### [WHAT TO DO]
Exclude the pictures and return every line exactly as written.

### [SOURCE EXCERPT]

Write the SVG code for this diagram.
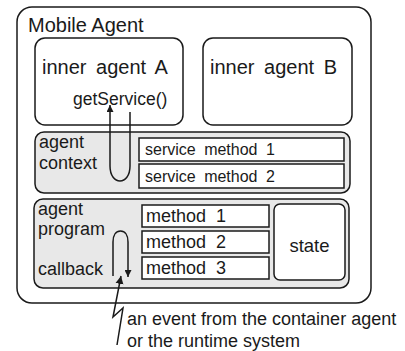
<svg xmlns="http://www.w3.org/2000/svg" width="405" height="351" viewBox="0 0 405 351">
<defs>
<style>
text{font-family:"Liberation Sans",Arial,sans-serif;fill:#1a1a1a;}
.big{font-size:20px;}
.med{font-size:18px;}
.sm{font-size:16px;}
.box{fill:#fff;stroke:#1a1a1a;stroke-width:1.5;}
.gray{fill:#e8e8e8;stroke:#1a1a1a;stroke-width:1.5;}
.ln{fill:none;stroke:#1a1a1a;stroke-width:1.5;}
</style>
<marker id="ah" viewBox="0 0 10 10" refX="10" refY="5" markerWidth="7" markerHeight="7" markerUnits="userSpaceOnUse" orient="auto">
<path d="M0,0 L10,5 L0,10 z" fill="#1a1a1a"/>
</marker>
<marker id="ahl" viewBox="0 0 10 10" refX="10" refY="5" markerWidth="8" markerHeight="11" markerUnits="userSpaceOnUse" orient="auto">
<path d="M0,0 L10,5 L0,10 z" fill="#1a1a1a"/>
</marker>
</defs>
<g id="mobile-agent">
<rect class="box" x="17" y="7" width="354" height="296" rx="15"/>
<text class="big" x="28" y="32">Mobile Agent</text>
</g>
<g id="inner-agent-a">
<rect class="box" x="35" y="38" width="148" height="87" rx="10"/>
<text class="big" x="42" y="74" word-spacing="4">inner agent A</text>
<text x="73" y="105" font-size="17.5">getService()</text>
</g>
<g id="inner-agent-b">
<rect class="box" x="203" y="38" width="149" height="87" rx="10"/>
<text class="big" x="210" y="74" word-spacing="4">inner agent B</text>
</g>
<g id="agent-context">
<rect class="gray" x="35" y="132" width="315" height="61" rx="9"/>
<text class="med" x="39" y="148">agent</text>
<text class="med" x="39" y="169">context</text>
</g>
<g id="service-method-1">
<rect class="box" x="139" y="138" width="205" height="23"/>
<text class="sm" x="145" y="155" word-spacing="4">service method 1</text>
</g>
<g id="service-method-2">
<rect class="box" x="139" y="164" width="205" height="24"/>
<text class="sm" x="145" y="182" word-spacing="4">service method 2</text>
</g>
<g id="agent-program">
<rect class="gray" x="34" y="199" width="315" height="89" rx="9"/>
<text class="med" x="38" y="215">agent</text>
<text class="med" x="38" y="235">program</text>
<text class="med" x="38" y="275">callback</text>
</g>
<g id="method-1">
<rect class="box" x="142" y="205" width="127" height="22"/>
<text class="med" x="146" y="222" word-spacing="5">method 1</text>
</g>
<g id="method-2">
<rect class="box" x="142" y="231" width="127" height="22"/>
<text class="med" x="146" y="248" word-spacing="5">method 2</text>
</g>
<g id="method-3">
<rect class="box" x="142" y="257" width="127" height="22"/>
<text class="med" x="146" y="274" word-spacing="5">method 3</text>
</g>
<g id="state">
<rect class="box" x="274" y="204" width="71" height="76" rx="6"/>
<text x="309.5" y="252" font-size="18.5" text-anchor="middle">state</text>
</g>
<g id="event-label">
<text class="med" x="127" y="325">an event from the container agent</text>
<text class="med" x="127" y="347">or the runtime system</text>
</g>
<g id="connectors">
<path class="ln" d="M130,112 L130,166 C130,176 125,181 120,181 C115,181 110,176 110,166 L110,105" marker-end="url(#ah)"/>
<path class="ln" d="M113,276 L113,242 C113,235 116,231 120.5,231 C125,231 128,235 128,242 L128,277" marker-end="url(#ah)"/>
<path class="ln" d="M117,345 L123,308 L113,317 L121,276" marker-end="url(#ahl)"/>
</g>
</svg>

### [WRITTEN RESPONSE]
Write the SVG code for this diagram.
<svg xmlns="http://www.w3.org/2000/svg" width="405" height="351" viewBox="0 0 405 351">
<defs>
<style>
text{font-family:"Liberation Sans",Arial,sans-serif;fill:#1a1a1a;}
.big{font-size:20px;}
.med{font-size:18px;}
.sm{font-size:16px;}
.box{fill:#fff;stroke:#1a1a1a;stroke-width:1.5;}
.gray{fill:#e8e8e8;stroke:#1a1a1a;stroke-width:1.5;}
.ln{fill:none;stroke:#1a1a1a;stroke-width:1.5;}
</style>
<marker id="ah" viewBox="0 0 10 10" refX="10" refY="5" markerWidth="7" markerHeight="7" markerUnits="userSpaceOnUse" orient="auto">
<path d="M0,0 L10,5 L0,10 z" fill="#1a1a1a"/>
</marker>
<marker id="ahl" viewBox="0 0 10 10" refX="10" refY="5" markerWidth="8" markerHeight="11" markerUnits="userSpaceOnUse" orient="auto">
<path d="M0,0 L10,5 L0,10 z" fill="#1a1a1a"/>
</marker>
</defs>
<g id="mobile-agent">
<rect class="box" x="17" y="7" width="354" height="296" rx="15"/>
<text class="big" x="28" y="32">Mobile Agent</text>
</g>
<g id="inner-agent-a">
<rect class="box" x="35" y="38" width="148" height="87" rx="10"/>
<text class="big" x="42" y="74" word-spacing="4">inner agent A</text>
<text x="73" y="105" font-size="17.5">getService()</text>
</g>
<g id="inner-agent-b">
<rect class="box" x="203" y="38" width="149" height="87" rx="10"/>
<text class="big" x="210" y="74" word-spacing="4">inner agent B</text>
</g>
<g id="agent-context">
<rect class="gray" x="35" y="132" width="315" height="61" rx="9"/>
<text class="med" x="39" y="148">agent</text>
<text class="med" x="39" y="169">context</text>
</g>
<g id="service-method-1">
<rect class="box" x="139" y="138" width="205" height="23"/>
<text class="sm" x="145" y="155" word-spacing="4">service method 1</text>
</g>
<g id="service-method-2">
<rect class="box" x="139" y="164" width="205" height="24"/>
<text class="sm" x="145" y="182" word-spacing="4">service method 2</text>
</g>
<g id="agent-program">
<rect class="gray" x="34" y="199" width="315" height="89" rx="9"/>
<text class="med" x="38" y="215">agent</text>
<text class="med" x="38" y="235">program</text>
<text class="med" x="38" y="275">callback</text>
</g>
<g id="method-1">
<rect class="box" x="142" y="205" width="127" height="22"/>
<text class="med" x="146" y="222" word-spacing="5">method 1</text>
</g>
<g id="method-2">
<rect class="box" x="142" y="231" width="127" height="22"/>
<text class="med" x="146" y="248" word-spacing="5">method 2</text>
</g>
<g id="method-3">
<rect class="box" x="142" y="257" width="127" height="22"/>
<text class="med" x="146" y="274" word-spacing="5">method 3</text>
</g>
<g id="state">
<rect class="box" x="274" y="204" width="71" height="76" rx="6"/>
<text x="309.5" y="252" font-size="18.5" text-anchor="middle">state</text>
</g>
<g id="event-label">
<text class="med" x="127" y="325">an event from the container agent</text>
<text class="med" x="127" y="347">or the runtime system</text>
</g>
<g id="connectors">
<path class="ln" d="M130,112 L130,166 C130,176 125,181 120,181 C115,181 110,176 110,166 L110,105" marker-end="url(#ah)"/>
<path class="ln" d="M113,276 L113,242 C113,235 116,231 120.5,231 C125,231 128,235 128,242 L128,277" marker-end="url(#ah)"/>
<path class="ln" d="M117,345 L123,308 L113,317 L121,276" marker-end="url(#ahl)"/>
</g>
</svg>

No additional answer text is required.